— BEGIN —
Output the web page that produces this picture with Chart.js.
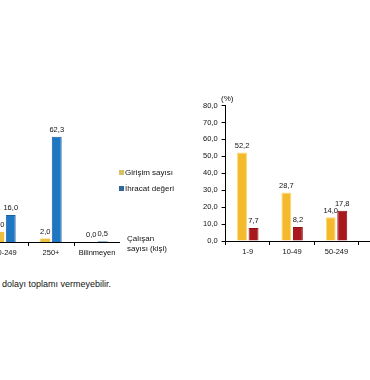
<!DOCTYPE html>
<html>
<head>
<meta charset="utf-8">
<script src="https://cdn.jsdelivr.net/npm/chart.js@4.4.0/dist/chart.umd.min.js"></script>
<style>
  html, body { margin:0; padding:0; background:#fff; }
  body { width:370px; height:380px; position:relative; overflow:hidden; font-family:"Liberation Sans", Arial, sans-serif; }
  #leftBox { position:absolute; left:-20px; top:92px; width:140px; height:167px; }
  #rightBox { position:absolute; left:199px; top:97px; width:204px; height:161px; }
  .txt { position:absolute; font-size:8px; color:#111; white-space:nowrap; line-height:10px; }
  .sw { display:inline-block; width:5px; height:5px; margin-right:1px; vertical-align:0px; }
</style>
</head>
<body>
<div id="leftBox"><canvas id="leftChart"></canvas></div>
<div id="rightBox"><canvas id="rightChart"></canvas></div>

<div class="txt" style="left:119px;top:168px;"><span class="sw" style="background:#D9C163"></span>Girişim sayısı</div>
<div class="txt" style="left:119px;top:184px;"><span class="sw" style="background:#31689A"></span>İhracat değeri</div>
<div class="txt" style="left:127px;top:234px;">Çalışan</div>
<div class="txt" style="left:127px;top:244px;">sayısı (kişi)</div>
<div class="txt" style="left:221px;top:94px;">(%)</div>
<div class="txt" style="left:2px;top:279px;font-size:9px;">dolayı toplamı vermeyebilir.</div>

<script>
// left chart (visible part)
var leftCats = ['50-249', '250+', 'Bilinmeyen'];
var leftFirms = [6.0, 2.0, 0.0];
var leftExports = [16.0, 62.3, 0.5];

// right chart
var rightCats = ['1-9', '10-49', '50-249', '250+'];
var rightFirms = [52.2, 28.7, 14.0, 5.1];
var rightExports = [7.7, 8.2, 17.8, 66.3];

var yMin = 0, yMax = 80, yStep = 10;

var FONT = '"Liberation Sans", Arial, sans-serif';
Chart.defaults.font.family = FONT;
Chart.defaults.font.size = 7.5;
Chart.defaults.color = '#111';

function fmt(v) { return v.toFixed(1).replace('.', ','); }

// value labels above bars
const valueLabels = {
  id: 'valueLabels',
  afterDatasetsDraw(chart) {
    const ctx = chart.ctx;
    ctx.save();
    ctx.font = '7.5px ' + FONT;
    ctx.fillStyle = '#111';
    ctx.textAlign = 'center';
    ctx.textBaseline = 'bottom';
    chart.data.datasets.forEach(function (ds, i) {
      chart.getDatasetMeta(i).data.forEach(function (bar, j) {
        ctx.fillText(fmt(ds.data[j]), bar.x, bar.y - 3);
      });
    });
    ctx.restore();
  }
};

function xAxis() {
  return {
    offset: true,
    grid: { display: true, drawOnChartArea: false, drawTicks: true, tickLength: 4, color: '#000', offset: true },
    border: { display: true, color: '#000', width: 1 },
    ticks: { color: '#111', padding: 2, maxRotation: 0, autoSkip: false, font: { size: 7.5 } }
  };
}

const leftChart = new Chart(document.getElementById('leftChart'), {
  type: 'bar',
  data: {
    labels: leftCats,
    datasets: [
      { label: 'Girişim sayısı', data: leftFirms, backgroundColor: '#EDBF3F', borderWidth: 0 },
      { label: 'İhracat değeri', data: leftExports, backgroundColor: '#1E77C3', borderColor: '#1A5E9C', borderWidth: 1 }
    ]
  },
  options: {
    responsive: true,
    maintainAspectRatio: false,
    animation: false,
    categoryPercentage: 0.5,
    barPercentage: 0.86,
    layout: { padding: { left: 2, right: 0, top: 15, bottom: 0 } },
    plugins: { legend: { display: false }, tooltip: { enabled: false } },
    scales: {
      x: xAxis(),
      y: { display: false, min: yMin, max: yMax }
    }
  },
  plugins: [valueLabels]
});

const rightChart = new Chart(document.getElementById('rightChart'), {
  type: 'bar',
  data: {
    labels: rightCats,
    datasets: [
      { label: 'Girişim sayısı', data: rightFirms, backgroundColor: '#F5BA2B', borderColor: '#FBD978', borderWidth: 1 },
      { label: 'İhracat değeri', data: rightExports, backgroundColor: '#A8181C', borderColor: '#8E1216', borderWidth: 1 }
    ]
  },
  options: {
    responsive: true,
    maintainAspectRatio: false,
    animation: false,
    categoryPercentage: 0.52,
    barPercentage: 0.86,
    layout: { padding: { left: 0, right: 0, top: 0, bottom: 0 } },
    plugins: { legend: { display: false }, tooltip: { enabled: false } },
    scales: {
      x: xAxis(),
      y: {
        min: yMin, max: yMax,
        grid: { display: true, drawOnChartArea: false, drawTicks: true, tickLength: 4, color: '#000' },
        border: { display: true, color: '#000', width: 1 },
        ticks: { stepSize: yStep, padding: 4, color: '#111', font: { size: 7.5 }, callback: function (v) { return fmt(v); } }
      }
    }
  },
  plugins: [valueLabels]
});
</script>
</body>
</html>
— END —
◆ Task objective ◆
Repeat the lines above, starting at the first and stopping after the line that holds "return v.toFixed(1).replace('.', ',');", with the pictures left out.

◆ Problem solution ◆
Output the web page that produces this picture with Chart.js.
<!DOCTYPE html>
<html>
<head>
<meta charset="utf-8">
<script src="https://cdn.jsdelivr.net/npm/chart.js@4.4.0/dist/chart.umd.min.js"></script>
<style>
  html, body { margin:0; padding:0; background:#fff; }
  body { width:370px; height:380px; position:relative; overflow:hidden; font-family:"Liberation Sans", Arial, sans-serif; }
  #leftBox { position:absolute; left:-20px; top:92px; width:140px; height:167px; }
  #rightBox { position:absolute; left:199px; top:97px; width:204px; height:161px; }
  .txt { position:absolute; font-size:8px; color:#111; white-space:nowrap; line-height:10px; }
  .sw { display:inline-block; width:5px; height:5px; margin-right:1px; vertical-align:0px; }
</style>
</head>
<body>
<div id="leftBox"><canvas id="leftChart"></canvas></div>
<div id="rightBox"><canvas id="rightChart"></canvas></div>

<div class="txt" style="left:119px;top:168px;"><span class="sw" style="background:#D9C163"></span>Girişim sayısı</div>
<div class="txt" style="left:119px;top:184px;"><span class="sw" style="background:#31689A"></span>İhracat değeri</div>
<div class="txt" style="left:127px;top:234px;">Çalışan</div>
<div class="txt" style="left:127px;top:244px;">sayısı (kişi)</div>
<div class="txt" style="left:221px;top:94px;">(%)</div>
<div class="txt" style="left:2px;top:279px;font-size:9px;">dolayı toplamı vermeyebilir.</div>

<script>
// left chart (visible part)
var leftCats = ['50-249', '250+', 'Bilinmeyen'];
var leftFirms = [6.0, 2.0, 0.0];
var leftExports = [16.0, 62.3, 0.5];

// right chart
var rightCats = ['1-9', '10-49', '50-249', '250+'];
var rightFirms = [52.2, 28.7, 14.0, 5.1];
var rightExports = [7.7, 8.2, 17.8, 66.3];

var yMin = 0, yMax = 80, yStep = 10;

var FONT = '"Liberation Sans", Arial, sans-serif';
Chart.defaults.font.family = FONT;
Chart.defaults.font.size = 7.5;
Chart.defaults.color = '#111';

function fmt(v) { return v.toFixed(1).replace('.', ','); }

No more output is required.